begin

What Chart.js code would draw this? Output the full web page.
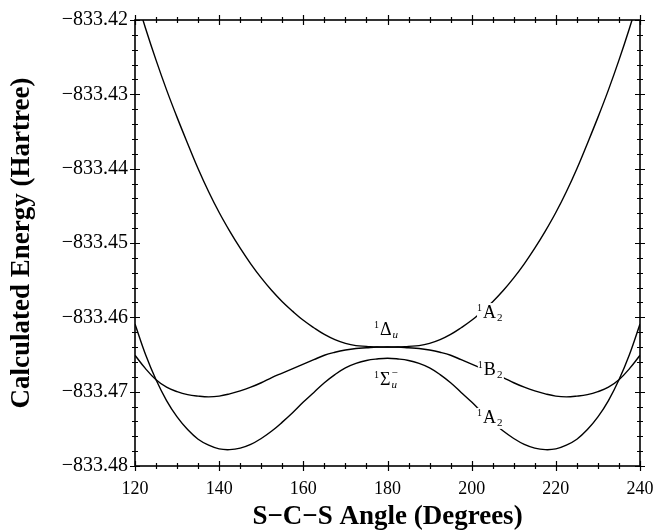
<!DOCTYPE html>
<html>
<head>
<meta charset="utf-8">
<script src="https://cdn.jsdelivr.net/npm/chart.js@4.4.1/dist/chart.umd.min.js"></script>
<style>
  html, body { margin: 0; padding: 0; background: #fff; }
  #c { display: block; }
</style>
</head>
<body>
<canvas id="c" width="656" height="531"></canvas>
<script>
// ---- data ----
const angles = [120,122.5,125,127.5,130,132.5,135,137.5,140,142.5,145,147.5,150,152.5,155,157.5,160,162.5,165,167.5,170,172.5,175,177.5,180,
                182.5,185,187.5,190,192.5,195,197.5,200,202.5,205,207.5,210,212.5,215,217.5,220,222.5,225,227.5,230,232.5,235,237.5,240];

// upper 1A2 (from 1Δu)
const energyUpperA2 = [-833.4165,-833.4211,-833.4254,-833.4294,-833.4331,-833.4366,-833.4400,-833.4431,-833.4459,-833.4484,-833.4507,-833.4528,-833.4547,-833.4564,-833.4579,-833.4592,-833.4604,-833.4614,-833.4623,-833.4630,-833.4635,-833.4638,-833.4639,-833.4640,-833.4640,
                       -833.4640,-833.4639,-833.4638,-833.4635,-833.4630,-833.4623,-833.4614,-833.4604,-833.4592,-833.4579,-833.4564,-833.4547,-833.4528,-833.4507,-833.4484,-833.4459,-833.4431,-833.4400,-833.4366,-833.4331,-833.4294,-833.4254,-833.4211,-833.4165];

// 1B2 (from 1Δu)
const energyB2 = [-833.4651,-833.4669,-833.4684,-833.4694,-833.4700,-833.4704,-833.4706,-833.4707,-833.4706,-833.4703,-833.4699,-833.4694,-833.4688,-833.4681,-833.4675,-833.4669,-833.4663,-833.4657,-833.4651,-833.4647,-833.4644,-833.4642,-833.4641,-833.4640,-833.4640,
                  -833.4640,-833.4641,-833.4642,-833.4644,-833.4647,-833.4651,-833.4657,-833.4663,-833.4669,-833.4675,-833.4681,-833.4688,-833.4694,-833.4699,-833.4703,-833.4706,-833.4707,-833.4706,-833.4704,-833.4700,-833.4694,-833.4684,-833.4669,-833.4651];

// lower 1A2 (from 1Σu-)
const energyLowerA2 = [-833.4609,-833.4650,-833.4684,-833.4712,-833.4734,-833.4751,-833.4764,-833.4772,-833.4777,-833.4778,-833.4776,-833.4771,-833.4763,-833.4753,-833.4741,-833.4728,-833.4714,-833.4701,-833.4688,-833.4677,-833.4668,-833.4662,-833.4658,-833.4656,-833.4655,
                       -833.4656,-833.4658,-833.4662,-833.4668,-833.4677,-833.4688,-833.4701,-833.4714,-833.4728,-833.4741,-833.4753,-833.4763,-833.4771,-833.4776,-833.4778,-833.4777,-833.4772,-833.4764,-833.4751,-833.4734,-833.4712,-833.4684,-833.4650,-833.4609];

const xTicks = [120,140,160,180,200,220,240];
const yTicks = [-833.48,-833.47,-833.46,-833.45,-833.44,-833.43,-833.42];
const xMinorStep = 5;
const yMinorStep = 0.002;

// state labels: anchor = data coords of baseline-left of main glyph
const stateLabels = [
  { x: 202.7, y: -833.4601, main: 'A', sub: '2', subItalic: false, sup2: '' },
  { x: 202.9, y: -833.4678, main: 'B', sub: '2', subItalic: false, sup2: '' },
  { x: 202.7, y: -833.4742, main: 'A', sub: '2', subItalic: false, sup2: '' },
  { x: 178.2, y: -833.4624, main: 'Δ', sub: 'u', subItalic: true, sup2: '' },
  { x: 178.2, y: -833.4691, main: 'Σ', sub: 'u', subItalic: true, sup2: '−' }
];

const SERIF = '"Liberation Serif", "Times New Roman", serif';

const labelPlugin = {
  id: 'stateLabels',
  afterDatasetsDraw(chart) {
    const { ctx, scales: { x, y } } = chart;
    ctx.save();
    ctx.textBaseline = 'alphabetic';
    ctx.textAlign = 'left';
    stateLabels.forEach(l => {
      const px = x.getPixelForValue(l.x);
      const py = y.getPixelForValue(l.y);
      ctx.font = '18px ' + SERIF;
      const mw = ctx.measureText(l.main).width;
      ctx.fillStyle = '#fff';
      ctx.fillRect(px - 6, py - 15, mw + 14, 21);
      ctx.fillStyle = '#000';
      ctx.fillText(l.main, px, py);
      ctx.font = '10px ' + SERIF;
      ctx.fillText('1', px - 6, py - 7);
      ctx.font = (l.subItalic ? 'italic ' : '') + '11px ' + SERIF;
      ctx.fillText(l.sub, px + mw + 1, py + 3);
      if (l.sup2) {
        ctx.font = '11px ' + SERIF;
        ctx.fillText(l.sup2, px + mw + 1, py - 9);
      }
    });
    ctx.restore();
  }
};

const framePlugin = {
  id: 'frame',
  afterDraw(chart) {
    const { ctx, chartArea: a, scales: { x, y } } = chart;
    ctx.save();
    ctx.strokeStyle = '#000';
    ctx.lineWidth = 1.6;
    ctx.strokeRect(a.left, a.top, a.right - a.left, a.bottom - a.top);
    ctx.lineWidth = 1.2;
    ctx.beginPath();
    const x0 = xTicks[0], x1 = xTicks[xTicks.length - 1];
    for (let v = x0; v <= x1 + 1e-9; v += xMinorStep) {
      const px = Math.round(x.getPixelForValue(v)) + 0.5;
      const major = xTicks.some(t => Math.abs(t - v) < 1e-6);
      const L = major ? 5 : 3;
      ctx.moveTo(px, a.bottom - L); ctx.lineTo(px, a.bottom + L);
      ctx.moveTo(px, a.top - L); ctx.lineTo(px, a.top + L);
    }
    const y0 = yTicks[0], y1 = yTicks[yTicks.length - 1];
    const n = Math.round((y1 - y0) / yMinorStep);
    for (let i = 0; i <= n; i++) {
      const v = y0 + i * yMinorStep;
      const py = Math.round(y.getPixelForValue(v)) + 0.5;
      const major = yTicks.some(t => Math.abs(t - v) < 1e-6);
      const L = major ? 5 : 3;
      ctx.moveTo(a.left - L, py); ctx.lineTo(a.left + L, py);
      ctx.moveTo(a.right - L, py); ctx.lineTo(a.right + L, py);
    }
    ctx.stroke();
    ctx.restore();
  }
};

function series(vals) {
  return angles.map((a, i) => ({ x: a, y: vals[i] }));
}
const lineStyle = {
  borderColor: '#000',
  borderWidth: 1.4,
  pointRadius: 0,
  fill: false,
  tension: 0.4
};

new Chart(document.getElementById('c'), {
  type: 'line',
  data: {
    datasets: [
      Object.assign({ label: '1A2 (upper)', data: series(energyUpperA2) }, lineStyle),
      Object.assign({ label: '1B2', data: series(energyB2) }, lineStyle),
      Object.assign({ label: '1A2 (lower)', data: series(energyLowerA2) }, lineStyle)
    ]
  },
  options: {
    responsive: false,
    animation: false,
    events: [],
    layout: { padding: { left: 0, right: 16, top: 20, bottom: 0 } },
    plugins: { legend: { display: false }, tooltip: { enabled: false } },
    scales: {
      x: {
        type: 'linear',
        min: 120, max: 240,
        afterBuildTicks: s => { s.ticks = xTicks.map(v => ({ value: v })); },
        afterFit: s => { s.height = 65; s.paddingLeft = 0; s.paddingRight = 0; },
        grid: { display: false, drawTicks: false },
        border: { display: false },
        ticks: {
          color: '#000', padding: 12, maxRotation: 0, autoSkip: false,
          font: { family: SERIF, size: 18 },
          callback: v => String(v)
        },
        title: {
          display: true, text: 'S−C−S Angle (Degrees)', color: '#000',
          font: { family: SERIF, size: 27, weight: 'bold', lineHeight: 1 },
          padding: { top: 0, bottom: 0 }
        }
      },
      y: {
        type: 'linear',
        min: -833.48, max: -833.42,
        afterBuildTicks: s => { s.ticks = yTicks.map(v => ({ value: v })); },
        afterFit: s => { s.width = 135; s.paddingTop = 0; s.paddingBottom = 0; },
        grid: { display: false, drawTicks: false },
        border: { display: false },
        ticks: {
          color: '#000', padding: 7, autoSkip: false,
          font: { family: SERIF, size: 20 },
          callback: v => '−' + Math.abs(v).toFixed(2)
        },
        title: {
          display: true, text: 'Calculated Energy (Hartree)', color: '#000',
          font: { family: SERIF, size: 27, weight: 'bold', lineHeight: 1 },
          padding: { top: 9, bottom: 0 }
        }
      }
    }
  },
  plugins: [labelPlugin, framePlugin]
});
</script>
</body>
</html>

end
begin

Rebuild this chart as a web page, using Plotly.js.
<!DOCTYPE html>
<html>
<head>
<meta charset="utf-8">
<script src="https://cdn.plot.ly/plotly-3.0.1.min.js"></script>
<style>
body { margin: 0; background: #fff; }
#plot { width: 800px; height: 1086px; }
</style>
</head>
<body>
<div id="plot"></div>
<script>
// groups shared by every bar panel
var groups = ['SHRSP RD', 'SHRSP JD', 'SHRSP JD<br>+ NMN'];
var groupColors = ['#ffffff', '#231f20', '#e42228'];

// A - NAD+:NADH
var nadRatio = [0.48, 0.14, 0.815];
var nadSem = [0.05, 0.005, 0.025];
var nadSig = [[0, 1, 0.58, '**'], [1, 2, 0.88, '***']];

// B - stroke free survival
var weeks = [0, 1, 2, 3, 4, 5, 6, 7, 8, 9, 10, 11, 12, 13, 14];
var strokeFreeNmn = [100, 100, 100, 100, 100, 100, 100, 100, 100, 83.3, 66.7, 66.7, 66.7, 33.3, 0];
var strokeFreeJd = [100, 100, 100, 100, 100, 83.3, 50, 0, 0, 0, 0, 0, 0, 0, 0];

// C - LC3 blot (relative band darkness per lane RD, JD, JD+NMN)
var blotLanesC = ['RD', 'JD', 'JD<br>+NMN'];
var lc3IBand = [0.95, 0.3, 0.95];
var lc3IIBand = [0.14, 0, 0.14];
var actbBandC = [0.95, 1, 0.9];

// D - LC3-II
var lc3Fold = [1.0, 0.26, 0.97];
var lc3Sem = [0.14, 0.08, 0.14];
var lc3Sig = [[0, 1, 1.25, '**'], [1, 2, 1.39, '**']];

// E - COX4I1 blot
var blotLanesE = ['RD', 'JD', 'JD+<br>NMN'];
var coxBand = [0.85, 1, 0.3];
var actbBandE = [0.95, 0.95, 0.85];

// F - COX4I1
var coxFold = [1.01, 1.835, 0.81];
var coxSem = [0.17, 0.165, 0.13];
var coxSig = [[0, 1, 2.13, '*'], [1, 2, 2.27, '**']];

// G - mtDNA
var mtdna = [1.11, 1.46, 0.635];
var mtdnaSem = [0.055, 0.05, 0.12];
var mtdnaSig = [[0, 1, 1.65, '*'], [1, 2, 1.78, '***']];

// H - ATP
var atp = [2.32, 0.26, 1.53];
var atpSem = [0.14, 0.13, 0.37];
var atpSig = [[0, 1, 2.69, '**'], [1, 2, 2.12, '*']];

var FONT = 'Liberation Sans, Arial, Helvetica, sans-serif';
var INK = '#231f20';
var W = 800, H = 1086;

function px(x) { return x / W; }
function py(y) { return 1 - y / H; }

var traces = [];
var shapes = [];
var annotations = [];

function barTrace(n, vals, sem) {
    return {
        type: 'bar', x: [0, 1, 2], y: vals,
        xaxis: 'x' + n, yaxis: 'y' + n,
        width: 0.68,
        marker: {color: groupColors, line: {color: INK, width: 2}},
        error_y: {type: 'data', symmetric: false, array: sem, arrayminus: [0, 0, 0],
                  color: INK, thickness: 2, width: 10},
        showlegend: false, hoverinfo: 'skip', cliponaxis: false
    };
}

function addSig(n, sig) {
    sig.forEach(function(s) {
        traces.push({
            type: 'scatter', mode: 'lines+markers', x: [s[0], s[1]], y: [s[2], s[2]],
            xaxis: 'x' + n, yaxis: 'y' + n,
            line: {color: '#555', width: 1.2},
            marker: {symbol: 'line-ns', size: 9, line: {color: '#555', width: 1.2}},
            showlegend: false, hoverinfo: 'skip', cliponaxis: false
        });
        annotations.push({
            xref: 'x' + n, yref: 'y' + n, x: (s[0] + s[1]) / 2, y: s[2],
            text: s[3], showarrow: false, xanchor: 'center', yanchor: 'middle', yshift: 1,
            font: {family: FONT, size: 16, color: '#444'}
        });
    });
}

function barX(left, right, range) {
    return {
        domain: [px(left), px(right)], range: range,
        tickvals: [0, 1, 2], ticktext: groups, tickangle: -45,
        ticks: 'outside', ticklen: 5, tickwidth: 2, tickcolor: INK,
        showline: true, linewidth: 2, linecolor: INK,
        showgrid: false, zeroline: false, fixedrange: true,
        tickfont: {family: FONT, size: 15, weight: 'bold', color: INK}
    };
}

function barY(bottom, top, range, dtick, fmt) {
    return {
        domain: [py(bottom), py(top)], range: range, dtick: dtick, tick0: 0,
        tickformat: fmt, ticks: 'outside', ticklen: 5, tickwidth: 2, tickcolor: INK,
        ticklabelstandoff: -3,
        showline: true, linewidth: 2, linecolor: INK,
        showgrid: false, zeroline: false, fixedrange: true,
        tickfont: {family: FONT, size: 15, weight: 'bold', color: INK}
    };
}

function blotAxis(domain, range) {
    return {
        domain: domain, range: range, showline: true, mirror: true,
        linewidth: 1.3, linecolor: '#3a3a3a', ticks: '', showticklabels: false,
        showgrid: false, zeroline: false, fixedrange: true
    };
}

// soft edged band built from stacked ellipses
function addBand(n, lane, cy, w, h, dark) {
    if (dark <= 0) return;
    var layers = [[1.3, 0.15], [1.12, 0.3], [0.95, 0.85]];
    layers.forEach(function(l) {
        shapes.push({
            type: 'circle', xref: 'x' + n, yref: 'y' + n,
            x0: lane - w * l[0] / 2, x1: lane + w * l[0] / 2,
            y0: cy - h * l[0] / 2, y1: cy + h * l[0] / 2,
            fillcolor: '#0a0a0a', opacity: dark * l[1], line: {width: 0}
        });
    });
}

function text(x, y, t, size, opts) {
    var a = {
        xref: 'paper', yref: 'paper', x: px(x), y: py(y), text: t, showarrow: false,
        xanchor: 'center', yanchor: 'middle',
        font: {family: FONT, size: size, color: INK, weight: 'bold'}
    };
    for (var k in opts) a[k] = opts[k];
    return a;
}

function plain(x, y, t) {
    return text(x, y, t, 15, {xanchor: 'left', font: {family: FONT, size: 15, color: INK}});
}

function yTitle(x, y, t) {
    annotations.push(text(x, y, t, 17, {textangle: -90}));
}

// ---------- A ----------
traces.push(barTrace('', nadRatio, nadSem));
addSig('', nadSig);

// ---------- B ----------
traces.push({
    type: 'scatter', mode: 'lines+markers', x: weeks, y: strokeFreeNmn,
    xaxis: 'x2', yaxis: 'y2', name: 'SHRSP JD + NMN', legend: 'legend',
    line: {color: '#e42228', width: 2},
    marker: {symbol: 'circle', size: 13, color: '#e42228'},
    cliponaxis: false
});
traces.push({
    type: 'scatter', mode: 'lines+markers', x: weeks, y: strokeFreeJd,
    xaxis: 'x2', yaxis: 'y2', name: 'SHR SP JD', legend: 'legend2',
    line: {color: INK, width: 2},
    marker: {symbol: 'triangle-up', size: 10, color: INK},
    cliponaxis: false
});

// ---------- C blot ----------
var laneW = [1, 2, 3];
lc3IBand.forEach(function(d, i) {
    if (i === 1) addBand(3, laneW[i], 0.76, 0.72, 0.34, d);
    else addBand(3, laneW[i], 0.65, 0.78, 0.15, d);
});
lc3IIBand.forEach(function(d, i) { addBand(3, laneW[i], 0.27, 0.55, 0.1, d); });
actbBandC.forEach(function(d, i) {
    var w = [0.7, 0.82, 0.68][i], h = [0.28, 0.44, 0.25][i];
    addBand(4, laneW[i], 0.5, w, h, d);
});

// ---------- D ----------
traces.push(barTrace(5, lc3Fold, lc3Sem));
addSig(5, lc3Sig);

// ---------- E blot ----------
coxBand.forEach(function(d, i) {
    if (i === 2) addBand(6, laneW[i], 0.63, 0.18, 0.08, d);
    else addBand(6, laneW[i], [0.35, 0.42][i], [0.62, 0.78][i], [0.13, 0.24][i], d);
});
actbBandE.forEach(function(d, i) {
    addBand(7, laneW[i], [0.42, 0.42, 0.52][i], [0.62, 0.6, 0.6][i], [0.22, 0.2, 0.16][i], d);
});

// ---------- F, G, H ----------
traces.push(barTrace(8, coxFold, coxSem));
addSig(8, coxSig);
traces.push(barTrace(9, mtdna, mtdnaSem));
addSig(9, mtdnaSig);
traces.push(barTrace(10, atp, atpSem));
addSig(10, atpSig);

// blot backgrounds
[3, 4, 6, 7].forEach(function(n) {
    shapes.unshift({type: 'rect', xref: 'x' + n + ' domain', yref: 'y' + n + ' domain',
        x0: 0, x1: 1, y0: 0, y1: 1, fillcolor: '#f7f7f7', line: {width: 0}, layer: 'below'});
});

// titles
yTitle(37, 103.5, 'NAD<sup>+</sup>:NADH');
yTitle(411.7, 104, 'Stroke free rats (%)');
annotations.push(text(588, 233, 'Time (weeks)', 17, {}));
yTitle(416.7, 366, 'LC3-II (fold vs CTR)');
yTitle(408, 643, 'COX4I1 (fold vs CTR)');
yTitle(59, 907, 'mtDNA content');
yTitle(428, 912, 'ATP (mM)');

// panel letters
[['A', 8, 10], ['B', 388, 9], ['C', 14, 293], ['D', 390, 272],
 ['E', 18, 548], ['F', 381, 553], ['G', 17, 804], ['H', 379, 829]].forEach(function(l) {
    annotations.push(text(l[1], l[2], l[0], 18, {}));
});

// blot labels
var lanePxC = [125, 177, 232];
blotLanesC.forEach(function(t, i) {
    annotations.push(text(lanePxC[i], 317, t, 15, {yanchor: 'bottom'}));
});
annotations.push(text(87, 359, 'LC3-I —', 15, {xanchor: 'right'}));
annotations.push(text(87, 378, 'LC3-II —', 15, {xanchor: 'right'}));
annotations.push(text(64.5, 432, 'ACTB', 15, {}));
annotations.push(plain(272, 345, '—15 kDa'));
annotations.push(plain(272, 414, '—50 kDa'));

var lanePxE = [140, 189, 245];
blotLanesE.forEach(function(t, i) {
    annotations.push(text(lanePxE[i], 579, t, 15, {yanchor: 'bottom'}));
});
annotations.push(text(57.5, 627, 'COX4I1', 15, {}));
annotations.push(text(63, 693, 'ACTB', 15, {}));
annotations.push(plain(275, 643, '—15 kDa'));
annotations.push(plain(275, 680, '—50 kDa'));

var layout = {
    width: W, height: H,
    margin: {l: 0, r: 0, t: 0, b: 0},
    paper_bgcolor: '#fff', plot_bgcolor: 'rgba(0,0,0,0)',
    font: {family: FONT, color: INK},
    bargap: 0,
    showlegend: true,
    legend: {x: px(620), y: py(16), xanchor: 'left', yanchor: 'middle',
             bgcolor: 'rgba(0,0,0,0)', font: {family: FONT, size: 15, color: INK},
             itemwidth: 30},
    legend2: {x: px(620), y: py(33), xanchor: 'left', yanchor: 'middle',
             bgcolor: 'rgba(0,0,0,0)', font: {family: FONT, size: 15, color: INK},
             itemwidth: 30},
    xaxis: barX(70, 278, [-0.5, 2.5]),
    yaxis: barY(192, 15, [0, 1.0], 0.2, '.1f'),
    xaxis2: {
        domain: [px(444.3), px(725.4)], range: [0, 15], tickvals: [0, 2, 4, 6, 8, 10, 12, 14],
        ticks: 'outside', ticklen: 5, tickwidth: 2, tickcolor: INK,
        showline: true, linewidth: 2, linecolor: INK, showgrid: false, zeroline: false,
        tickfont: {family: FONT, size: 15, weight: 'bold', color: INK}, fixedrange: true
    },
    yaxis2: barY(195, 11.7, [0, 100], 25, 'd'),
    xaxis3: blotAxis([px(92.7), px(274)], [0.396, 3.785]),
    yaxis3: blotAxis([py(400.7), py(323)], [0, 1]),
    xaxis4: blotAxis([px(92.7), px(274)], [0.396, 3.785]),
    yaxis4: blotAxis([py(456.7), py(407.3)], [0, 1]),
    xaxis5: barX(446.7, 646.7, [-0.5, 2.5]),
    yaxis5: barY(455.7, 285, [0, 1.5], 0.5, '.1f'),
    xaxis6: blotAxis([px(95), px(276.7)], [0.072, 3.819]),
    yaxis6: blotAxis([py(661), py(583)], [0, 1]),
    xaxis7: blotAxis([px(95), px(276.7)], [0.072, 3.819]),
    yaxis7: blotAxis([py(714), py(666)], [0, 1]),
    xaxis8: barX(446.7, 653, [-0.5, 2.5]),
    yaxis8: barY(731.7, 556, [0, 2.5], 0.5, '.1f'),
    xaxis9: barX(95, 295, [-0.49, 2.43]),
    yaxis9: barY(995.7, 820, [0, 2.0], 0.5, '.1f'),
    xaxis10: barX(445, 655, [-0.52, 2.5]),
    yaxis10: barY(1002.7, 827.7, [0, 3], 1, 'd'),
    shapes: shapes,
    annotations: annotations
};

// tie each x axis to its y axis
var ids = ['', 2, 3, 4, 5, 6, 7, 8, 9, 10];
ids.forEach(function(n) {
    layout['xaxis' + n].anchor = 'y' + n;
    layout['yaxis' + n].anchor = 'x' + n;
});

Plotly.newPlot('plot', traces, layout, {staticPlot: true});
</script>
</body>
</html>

end
begin

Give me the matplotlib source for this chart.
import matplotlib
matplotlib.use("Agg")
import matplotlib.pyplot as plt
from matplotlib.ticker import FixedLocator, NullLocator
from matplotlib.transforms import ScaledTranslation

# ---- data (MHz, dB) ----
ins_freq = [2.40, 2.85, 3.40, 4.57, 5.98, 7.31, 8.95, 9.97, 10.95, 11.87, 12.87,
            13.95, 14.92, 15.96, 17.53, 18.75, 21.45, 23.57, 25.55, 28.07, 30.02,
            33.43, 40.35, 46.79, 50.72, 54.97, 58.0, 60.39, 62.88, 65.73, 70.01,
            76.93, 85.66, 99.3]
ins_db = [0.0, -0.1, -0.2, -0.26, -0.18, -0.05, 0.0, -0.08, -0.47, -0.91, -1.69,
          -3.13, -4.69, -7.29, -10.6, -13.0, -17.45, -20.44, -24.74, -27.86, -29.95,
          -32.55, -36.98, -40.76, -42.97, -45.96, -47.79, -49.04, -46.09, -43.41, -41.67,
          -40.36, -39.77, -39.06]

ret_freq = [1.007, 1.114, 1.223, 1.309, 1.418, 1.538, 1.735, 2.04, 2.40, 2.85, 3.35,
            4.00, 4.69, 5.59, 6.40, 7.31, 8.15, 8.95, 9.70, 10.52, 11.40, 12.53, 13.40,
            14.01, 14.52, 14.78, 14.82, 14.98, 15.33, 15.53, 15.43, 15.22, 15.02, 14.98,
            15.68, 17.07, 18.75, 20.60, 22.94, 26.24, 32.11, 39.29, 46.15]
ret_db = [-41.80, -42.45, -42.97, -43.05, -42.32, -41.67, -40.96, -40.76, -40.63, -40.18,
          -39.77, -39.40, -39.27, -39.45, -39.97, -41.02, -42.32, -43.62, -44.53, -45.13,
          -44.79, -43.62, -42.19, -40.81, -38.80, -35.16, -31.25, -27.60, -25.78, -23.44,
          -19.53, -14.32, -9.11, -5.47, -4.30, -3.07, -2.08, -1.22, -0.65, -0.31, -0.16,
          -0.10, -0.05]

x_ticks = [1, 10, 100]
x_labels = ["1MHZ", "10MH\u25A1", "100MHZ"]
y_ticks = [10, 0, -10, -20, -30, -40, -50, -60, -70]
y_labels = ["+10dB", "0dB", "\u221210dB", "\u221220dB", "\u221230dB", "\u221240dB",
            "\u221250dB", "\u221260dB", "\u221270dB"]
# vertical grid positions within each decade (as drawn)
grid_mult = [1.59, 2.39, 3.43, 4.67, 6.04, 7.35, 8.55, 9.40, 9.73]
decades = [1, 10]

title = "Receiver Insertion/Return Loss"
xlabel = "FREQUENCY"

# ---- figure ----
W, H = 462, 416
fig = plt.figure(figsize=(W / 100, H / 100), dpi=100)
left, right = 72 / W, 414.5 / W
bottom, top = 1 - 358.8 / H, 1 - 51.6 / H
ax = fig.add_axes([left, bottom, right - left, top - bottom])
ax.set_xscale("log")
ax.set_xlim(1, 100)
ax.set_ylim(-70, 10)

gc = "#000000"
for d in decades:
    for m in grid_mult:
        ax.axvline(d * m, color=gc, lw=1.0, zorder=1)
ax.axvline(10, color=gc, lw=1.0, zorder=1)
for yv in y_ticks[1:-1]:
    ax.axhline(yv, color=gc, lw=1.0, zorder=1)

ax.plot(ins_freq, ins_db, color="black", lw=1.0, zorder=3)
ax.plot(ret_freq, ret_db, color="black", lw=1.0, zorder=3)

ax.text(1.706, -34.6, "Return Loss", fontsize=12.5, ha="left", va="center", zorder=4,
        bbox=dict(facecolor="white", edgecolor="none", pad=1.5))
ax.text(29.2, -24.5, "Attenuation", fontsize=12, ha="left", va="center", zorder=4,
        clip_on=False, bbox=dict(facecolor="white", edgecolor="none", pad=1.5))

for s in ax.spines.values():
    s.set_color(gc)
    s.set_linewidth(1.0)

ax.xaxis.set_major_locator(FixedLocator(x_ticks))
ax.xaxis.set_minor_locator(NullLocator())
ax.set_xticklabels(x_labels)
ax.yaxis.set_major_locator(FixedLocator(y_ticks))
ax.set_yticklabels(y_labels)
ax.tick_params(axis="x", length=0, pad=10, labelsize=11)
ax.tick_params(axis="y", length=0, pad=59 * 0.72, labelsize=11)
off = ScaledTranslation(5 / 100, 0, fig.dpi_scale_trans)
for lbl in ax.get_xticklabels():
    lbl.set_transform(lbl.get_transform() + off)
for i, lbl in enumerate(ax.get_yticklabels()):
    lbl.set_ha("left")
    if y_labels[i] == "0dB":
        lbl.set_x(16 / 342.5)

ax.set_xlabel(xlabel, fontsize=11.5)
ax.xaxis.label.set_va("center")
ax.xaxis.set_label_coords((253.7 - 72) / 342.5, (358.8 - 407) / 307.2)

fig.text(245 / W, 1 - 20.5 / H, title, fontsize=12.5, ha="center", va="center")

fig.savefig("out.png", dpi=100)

end

WHAT NEEDS TO BE DONE: Print exactly the lines from the line with "Rebuild this chart" to the line with "var actbBandC = [0.95, 1, 0.9];", both included, and nothing else.

CORRECT RESPONSE:
Rebuild this chart as a web page, using Plotly.js.
<!DOCTYPE html>
<html>
<head>
<meta charset="utf-8">
<script src="https://cdn.plot.ly/plotly-3.0.1.min.js"></script>
<style>
body { margin: 0; background: #fff; }
#plot { width: 800px; height: 1086px; }
</style>
</head>
<body>
<div id="plot"></div>
<script>
// groups shared by every bar panel
var groups = ['SHRSP RD', 'SHRSP JD', 'SHRSP JD<br>+ NMN'];
var groupColors = ['#ffffff', '#231f20', '#e42228'];

// A - NAD+:NADH
var nadRatio = [0.48, 0.14, 0.815];
var nadSem = [0.05, 0.005, 0.025];
var nadSig = [[0, 1, 0.58, '**'], [1, 2, 0.88, '***']];

// B - stroke free survival
var weeks = [0, 1, 2, 3, 4, 5, 6, 7, 8, 9, 10, 11, 12, 13, 14];
var strokeFreeNmn = [100, 100, 100, 100, 100, 100, 100, 100, 100, 83.3, 66.7, 66.7, 66.7, 33.3, 0];
var strokeFreeJd = [100, 100, 100, 100, 100, 83.3, 50, 0, 0, 0, 0, 0, 0, 0, 0];

// C - LC3 blot (relative band darkness per lane RD, JD, JD+NMN)
var blotLanesC = ['RD', 'JD', 'JD<br>+NMN'];
var lc3IBand = [0.95, 0.3, 0.95];
var lc3IIBand = [0.14, 0, 0.14];
var actbBandC = [0.95, 1, 0.9];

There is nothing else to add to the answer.